Crown attorney Anne Turner said the accused must have realized what they were doing was illegal and that offers to make up to $300 a day were “too good to be true”.
She said allowing them to walk free would send the wrong message.
“These accused are here asking to be held to a standard lower then any other Canadian citizen,” said Turner.
“Their blanket denials…can’t hold weight. They deliberately refrained from asking any questions because they wanted to remain ignorant.”
Queen’s Bench Justice Deborah McCawley has reserved her verdict until later this fall.
She told lawyers there is clearly a “cultural issue” at play which she must consider and that the actions of the accused can’t be compared to what “you or I” would have done.
The five accused were among 28 people arrested two years ago following an extensive undercover RCMP investigation that yielded $19 million worth of pot. They are the first to go on trial.
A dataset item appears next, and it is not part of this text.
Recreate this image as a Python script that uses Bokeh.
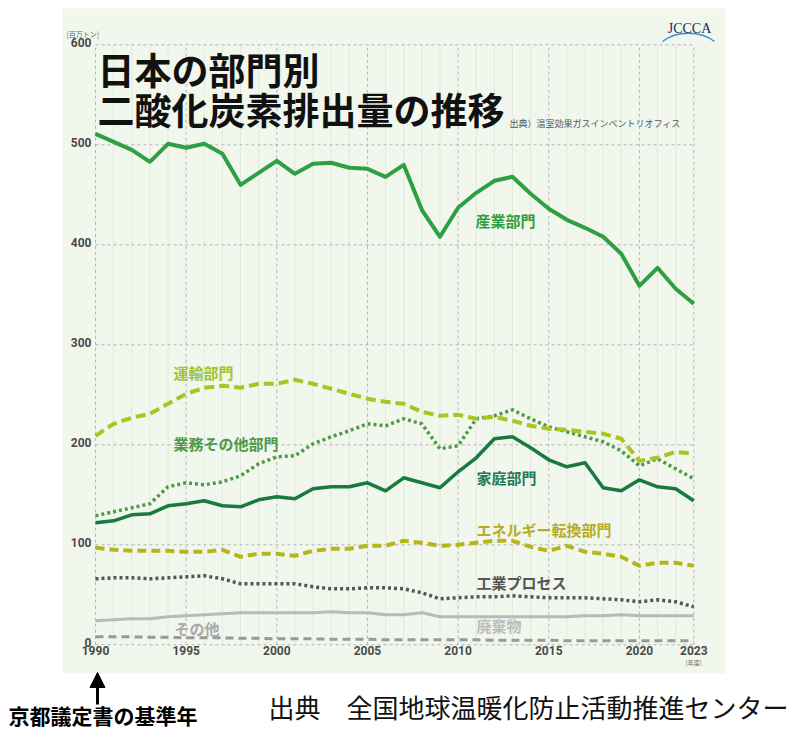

Police found 25 men and three women sleeping side-by-side, head-to-toe in every room of a tiny, 700-square-foot house in Sundown, Manitoba, which is about 140 kilometres east of Winnipeg.
More than 10,000 mature pot plants were thriving in four sprawling greenhouses sitting on the same rural farm property, which was hidden from the public by a thick curtain of trees.
Khyong Wong, the alleged mastermind behind the grow operation, has avoided prosecution by somehow slipping out of Canada while the subject of an undercover police investigation.
He is being sought on a Canada-wide warrant. His most recent address was in Burnaby, B.C., but justice sources say he has likely returned to his native Hong Kong.
Wong, 43, has lived in various provinces including B.C., Manitoba and Ontario, but would probably not face extradition even if caught because he is a Chinese national and therefore exempt.